峠道でキンコン(昭和時代の100km/h超えの速度警報器)を何回鳴らすかが基準値の一つでもあった。
もちろんタイヤはセミレーシングを装着し、ブレーキと足回りをしっかりとチューンしなければトップレベルにはならなかったが、80年代後半〜90年代初頭は日本の歴史上最も公道の峠が速く走られた時代であろう。
90年代に入るとドリフトブームが起きて、峠の平均スピードが落ちることになる。
ドリフトでギャラリーを沸かせるのに、ストレートをそんなに速く走ってくる必要はないし、そもそもタイヤのグリップ力が低い上にドリフトをしたら立ち上がりが遅いからストレートのスピードは伸びない。
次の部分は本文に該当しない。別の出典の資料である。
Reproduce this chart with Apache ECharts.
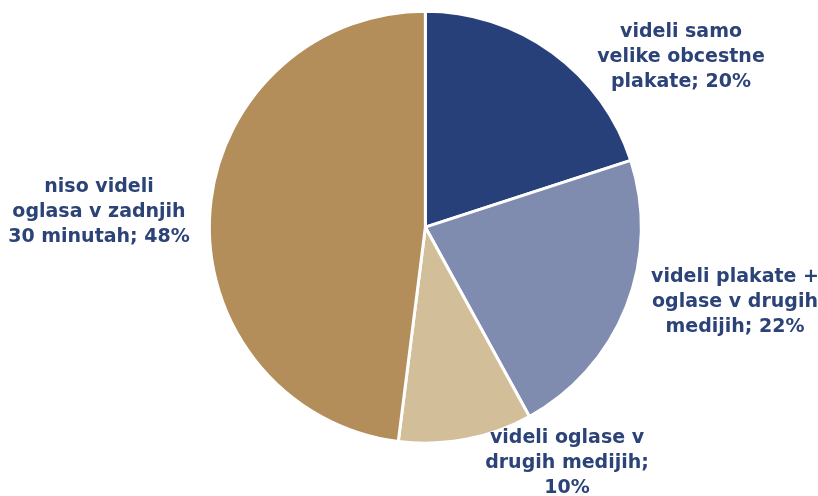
<!DOCTYPE html>
<html><head><meta charset="utf-8">
<script src="https://cdn.jsdelivr.net/npm/echarts@6/dist/echarts.min.js"></script>
<style>html,body{margin:0;padding:0;background:#fff}#c{width:818px;height:496px}</style>
</head><body><div id="c"></div>
<script>
const categories = ['videli samo velike obcestne plakate', 'videli plakate + oglase v drugih medijih', 'videli oglase v drugih medijih', 'niso videli oglasa v zadnjih 30 minutah'];
const values = [20, 22, 10, 48];
const colors = ['#27407a', '#7f8cb0', '#d3be9a', '#b38e5a'];
const labelTexts = ['videli samo\nvelike obcestne\nplakate; 20%', 'videli plakate +\noglase v drugih\nmedijih; 22%', 'videli oglase v\ndrugih medijih;\n10%', 'niso videli\noglasa v zadnjih\n30 minutah; 48%'];
// label anchor centres (layout)
const labelAnchors = [[681, 57], [735, 302], [567, 463], [99, 212]];

const chart = echarts.init(document.getElementById('c'), null, {renderer: 'canvas'});
chart.setOption({
  animation: false,
  backgroundColor: '#ffffff',
  series: [{
    type: 'pie',
    center: ['52%', '45.8%'],
    radius: 216,
    startAngle: 90,
    clockwise: true,
    itemStyle: {borderColor: '#ffffff', borderWidth: 3},
    label: {
      show: true,
      position: 'outside',
      formatter: p => labelTexts[p.dataIndex],
      color: '#2c4378',
      fontFamily: 'DejaVu Sans',
      fontWeight: 'bold',
      fontSize: 19,
      lineHeight: 25,
      align: 'center',
      overflow: 'none',
      width: 300
    },
    labelLine: {show: false},
    labelLayout: p => ({x: labelAnchors[p.dataIndex][0], y: labelAnchors[p.dataIndex][1], align: 'center', verticalAlign: 'middle'}),
    data: values.map((v, i) => ({name: categories[i], value: v, itemStyle: {color: colors[i]}}))
  }]
});
</script></body></html>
当時の肌感覚では、峠は速さを競うものから、トリッキーな技を競い合う場へと変わっていったと記憶している。
しかし、ドリフトさせるには、何もクラッシュの確率の高い狭い峠道である必要はなく、結局は倉庫街や埠頭などの広い場所へと移って行ったようだ。
かつてのセロヨンで走り屋が集まる雰囲気に似ていると思った。
そして、いつの間にか峠にギャラリーが集まることもなくリアル頭文字Dの世界は消えていった。
走り屋ブームが去ったこともあったが、サーキット走行のハードルが下がったことが大きい。
チューニングショップが主催する走行会が増えるなど、サーキットライセンス無しでも走れる機会が増えたからだ。
現代ではクルマを速く走らせるには、コンプライアンス的にサーキットと相場が決まっているが、昔は、ラリーストも峠で練習していて、山奥でラリー車に遭遇すると後を追いかけてみたものだが、全く追いつけなかった。
酷いのになると、レーシングカーをトランポに積んで峠で走ってるレーサーまで本当にいたのだ。真夜中の箱根で何度か目撃している。タイヤはスリックだった。
そんな状態だから、ナンバー付きのNA1クラスの競技車両など普通に練習で公道である峠を走っていたわけである。
逆に言えば、それほどサーキットを走ることはハードルが高かったのだ。
正直、現代でもサーキット走行はそれなりにハードルは高いと思っている。
更には円安や物価の高騰が重なり、ガソリン代も高騰し、日本国内の経済格差が広がるなか、高性能なスポーツカーに乗って、サーキットを優雅に走らせられるのは極一部の人間になりつつあるかもしれない。
クルマ趣味離れということもあるが、心底クルマが好きな庶民には少々厳しい世の中ではある。
だからと言って、再び非合法に峠を爆走する者が増えることはないと思うが、今でも私は仕事帰りに峠に向かってしまうことがある。
昔に走っていたと思しき、それっぽいクルマも時々見かける。
今のところ、誰もが全開で走っている気配はなく、ただ普通に流しているようだ。
私も腕が鈍らないように、Gを感じさせないように綺麗な荷重移動とライン取りに努め、2速か3速ギア固定縛りでゆっくり流しているが、それだけで十分に楽しく脳トレにもなっていると思う。
まさに気分転換には効果的で季節が良ければ森林浴にもなり、私の場合はスッキリとしてよく眠れるようである。